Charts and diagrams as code

◇ ◇ ◇

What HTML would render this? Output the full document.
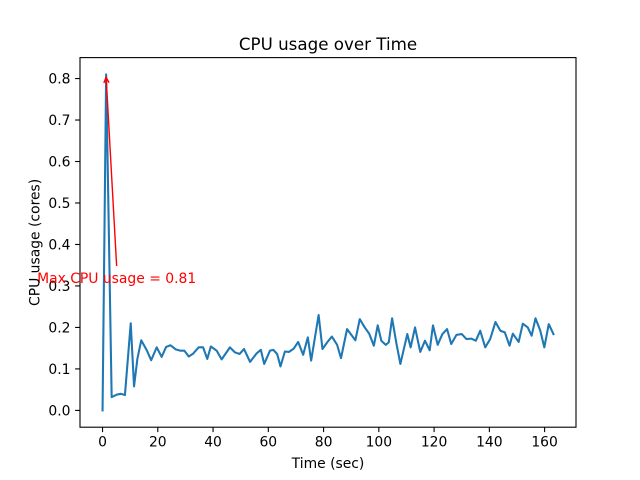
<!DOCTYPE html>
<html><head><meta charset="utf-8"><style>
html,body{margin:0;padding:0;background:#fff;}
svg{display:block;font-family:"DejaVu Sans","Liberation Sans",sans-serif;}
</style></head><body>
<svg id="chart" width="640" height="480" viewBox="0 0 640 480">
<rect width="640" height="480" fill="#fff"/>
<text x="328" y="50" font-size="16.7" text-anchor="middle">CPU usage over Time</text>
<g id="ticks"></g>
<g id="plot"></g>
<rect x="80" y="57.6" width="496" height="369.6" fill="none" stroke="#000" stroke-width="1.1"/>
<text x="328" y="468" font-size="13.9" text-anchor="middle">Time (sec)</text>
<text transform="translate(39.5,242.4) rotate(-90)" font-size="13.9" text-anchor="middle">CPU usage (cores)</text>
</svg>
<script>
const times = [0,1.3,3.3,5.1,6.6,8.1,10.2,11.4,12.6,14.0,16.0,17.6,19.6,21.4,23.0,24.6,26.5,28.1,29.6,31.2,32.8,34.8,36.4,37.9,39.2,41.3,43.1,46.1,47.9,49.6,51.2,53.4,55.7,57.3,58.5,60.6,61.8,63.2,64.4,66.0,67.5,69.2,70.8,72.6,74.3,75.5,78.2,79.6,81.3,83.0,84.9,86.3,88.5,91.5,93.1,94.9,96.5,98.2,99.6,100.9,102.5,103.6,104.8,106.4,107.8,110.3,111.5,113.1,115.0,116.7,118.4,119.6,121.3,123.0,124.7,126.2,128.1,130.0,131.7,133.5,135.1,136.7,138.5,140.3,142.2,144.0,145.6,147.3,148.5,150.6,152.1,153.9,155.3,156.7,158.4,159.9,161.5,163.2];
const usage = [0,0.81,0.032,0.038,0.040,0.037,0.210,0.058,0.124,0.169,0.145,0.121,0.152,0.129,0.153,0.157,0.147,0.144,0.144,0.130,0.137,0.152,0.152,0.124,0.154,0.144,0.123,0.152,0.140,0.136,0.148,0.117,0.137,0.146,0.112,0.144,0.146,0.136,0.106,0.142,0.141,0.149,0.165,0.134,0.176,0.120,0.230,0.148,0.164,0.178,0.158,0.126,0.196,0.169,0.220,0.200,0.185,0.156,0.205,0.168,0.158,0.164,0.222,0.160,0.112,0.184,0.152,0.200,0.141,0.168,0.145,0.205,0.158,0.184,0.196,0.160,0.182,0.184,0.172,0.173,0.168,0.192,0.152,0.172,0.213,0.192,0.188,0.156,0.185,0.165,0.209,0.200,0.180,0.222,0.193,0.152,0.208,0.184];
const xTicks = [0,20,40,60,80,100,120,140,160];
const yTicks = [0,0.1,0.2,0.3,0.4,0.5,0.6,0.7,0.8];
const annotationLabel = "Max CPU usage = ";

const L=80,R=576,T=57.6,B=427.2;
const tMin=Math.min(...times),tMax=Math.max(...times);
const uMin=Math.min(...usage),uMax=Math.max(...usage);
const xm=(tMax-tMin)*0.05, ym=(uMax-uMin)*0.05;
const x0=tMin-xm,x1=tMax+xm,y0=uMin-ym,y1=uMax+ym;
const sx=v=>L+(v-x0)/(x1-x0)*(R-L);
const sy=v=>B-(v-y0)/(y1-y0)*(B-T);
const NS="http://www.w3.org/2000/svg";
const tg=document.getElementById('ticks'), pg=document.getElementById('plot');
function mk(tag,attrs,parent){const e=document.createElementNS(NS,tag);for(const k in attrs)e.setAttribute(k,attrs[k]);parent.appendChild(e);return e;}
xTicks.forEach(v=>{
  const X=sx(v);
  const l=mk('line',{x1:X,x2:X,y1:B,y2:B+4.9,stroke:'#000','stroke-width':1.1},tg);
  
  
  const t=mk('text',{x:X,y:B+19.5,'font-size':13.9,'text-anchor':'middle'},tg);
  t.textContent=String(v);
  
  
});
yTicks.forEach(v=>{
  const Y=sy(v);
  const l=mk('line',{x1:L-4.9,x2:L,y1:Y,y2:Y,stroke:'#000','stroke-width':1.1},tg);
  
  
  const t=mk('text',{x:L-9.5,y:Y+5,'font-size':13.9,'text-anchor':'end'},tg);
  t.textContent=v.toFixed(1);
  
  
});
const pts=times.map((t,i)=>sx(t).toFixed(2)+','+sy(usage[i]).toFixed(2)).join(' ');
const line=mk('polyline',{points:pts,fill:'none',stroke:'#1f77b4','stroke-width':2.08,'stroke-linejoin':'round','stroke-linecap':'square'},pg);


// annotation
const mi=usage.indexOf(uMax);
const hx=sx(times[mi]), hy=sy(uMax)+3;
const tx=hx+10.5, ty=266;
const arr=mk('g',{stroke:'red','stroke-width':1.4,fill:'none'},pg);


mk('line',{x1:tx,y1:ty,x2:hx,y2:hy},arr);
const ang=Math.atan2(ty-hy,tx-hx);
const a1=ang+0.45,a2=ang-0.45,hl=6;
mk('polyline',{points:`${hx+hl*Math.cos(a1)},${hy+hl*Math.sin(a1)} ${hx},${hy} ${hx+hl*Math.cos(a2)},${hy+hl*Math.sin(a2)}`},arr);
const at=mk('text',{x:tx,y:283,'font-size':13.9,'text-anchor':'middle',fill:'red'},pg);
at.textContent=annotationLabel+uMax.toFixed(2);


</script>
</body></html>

◇ ◇ ◇

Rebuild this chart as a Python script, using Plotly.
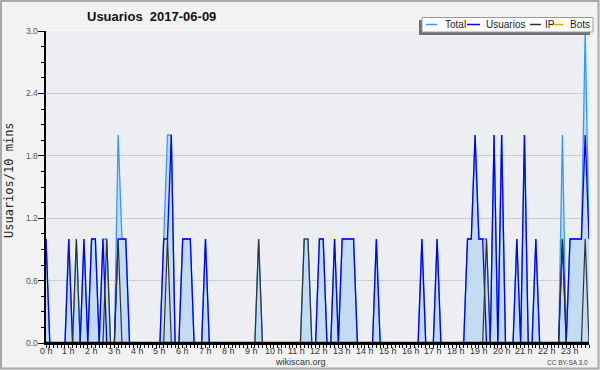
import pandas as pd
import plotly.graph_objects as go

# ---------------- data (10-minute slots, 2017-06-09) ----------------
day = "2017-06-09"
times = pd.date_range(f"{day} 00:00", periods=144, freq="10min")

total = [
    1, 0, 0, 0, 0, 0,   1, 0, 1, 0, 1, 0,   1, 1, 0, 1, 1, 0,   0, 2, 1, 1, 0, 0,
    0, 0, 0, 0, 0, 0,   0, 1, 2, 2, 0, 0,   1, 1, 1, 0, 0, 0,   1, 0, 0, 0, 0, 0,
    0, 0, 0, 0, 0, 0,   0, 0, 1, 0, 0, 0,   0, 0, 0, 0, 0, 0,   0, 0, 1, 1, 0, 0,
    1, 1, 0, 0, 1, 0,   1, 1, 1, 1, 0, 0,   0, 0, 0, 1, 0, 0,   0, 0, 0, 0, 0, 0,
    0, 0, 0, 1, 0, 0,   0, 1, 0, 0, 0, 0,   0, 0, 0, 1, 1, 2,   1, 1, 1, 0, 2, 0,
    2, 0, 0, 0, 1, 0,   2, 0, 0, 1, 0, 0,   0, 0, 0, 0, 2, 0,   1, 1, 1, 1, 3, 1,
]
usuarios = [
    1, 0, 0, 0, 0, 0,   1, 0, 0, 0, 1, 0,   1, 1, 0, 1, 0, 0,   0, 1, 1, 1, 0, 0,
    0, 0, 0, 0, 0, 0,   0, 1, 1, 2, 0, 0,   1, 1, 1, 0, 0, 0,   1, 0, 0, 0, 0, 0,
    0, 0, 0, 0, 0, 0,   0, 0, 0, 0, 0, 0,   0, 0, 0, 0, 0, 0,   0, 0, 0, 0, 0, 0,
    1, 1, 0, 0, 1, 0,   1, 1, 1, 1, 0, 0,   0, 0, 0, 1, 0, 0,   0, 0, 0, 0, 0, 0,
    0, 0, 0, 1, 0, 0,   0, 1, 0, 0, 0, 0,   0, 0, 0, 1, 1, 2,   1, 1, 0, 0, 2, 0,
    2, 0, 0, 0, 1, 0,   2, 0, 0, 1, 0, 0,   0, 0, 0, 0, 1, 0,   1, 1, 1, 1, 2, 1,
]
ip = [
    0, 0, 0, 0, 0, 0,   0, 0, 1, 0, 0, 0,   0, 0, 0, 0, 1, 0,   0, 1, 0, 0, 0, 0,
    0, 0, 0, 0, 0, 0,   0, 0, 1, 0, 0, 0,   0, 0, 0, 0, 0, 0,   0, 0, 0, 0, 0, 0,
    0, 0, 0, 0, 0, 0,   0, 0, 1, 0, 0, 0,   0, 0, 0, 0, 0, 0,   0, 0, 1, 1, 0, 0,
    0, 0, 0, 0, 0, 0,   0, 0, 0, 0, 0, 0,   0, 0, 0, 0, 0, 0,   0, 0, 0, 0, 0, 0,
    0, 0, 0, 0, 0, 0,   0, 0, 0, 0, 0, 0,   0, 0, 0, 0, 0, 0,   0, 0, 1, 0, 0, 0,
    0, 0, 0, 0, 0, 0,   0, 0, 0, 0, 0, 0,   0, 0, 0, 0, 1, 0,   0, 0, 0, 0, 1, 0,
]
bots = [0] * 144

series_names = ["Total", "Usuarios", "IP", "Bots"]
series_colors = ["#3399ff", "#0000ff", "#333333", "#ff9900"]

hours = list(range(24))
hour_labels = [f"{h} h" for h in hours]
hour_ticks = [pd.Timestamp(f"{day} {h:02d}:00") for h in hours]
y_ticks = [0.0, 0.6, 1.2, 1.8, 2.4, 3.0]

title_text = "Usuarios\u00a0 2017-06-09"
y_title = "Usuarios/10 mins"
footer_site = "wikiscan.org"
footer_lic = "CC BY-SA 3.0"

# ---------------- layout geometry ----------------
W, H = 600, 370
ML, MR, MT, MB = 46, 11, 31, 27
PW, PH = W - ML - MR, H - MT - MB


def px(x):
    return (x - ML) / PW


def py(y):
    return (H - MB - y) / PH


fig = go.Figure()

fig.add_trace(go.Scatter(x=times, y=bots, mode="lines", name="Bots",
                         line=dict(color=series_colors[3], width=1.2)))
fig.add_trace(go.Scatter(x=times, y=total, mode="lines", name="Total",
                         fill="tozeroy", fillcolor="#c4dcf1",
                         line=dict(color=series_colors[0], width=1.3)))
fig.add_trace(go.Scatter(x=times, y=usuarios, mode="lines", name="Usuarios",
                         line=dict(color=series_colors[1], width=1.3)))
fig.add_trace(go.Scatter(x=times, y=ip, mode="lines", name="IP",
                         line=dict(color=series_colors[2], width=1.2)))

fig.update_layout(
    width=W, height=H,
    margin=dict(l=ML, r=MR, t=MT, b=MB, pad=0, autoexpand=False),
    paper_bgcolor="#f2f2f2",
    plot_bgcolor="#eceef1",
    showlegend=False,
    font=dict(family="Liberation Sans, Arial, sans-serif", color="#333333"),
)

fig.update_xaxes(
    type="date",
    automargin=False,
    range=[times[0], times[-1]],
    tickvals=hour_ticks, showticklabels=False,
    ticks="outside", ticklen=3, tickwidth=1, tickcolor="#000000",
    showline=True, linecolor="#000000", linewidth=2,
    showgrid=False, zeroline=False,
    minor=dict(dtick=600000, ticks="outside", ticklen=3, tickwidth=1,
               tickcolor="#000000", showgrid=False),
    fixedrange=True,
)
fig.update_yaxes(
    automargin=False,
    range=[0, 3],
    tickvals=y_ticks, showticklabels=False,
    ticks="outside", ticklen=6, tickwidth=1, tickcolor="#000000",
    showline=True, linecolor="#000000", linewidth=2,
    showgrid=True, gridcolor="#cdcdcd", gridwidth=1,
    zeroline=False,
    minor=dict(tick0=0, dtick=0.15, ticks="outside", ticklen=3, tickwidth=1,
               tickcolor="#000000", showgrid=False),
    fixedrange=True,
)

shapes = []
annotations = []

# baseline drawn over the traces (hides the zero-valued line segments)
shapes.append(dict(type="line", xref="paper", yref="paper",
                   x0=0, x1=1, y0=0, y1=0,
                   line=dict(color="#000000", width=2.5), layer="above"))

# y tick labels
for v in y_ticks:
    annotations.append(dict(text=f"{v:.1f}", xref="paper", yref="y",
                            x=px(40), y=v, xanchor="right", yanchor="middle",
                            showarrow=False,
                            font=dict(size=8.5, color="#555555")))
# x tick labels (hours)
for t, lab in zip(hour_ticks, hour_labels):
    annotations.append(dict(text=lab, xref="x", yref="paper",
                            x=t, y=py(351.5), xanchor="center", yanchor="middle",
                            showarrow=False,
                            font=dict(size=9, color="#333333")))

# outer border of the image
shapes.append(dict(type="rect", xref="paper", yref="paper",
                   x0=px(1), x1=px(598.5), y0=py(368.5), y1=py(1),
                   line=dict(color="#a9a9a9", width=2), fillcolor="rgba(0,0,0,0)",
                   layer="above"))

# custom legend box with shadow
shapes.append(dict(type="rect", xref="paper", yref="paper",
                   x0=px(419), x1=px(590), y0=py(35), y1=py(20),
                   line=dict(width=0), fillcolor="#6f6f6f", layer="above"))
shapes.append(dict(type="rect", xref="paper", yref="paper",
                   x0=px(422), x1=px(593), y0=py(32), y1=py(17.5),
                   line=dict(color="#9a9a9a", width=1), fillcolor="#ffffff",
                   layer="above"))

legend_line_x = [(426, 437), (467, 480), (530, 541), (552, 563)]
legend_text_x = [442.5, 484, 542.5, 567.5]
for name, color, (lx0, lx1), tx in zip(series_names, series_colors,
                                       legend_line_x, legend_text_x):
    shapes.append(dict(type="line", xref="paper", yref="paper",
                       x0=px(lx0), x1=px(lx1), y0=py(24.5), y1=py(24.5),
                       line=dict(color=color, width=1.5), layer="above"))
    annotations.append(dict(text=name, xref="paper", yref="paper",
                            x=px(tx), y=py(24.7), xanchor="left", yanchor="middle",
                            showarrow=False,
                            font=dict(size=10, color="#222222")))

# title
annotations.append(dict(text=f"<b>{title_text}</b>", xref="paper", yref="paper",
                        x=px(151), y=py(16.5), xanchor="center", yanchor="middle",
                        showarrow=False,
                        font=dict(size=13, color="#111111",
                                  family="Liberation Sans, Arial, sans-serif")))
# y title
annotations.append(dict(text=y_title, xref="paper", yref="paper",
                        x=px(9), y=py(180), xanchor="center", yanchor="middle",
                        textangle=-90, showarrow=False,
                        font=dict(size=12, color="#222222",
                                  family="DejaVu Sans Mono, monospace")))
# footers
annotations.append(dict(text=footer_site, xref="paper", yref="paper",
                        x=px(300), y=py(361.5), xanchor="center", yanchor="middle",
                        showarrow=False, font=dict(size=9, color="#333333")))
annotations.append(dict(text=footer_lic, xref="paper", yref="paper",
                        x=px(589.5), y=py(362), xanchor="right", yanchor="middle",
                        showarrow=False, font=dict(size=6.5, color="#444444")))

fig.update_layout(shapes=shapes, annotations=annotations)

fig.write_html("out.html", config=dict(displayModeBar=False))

◇ ◇ ◇

__What you should do__:
For each line of the listing that holds the word "document", show that line.

__Completed exercise__:
What HTML would render this? Output the full document.
const tg=document.getElementById('ticks'), pg=document.getElementById('plot');
function mk(tag,attrs,parent){const e=document.createElementNS(NS,tag);for(const k in attrs)e.setAttribute(k,attrs[k]);parent.appendChild(e);return e;}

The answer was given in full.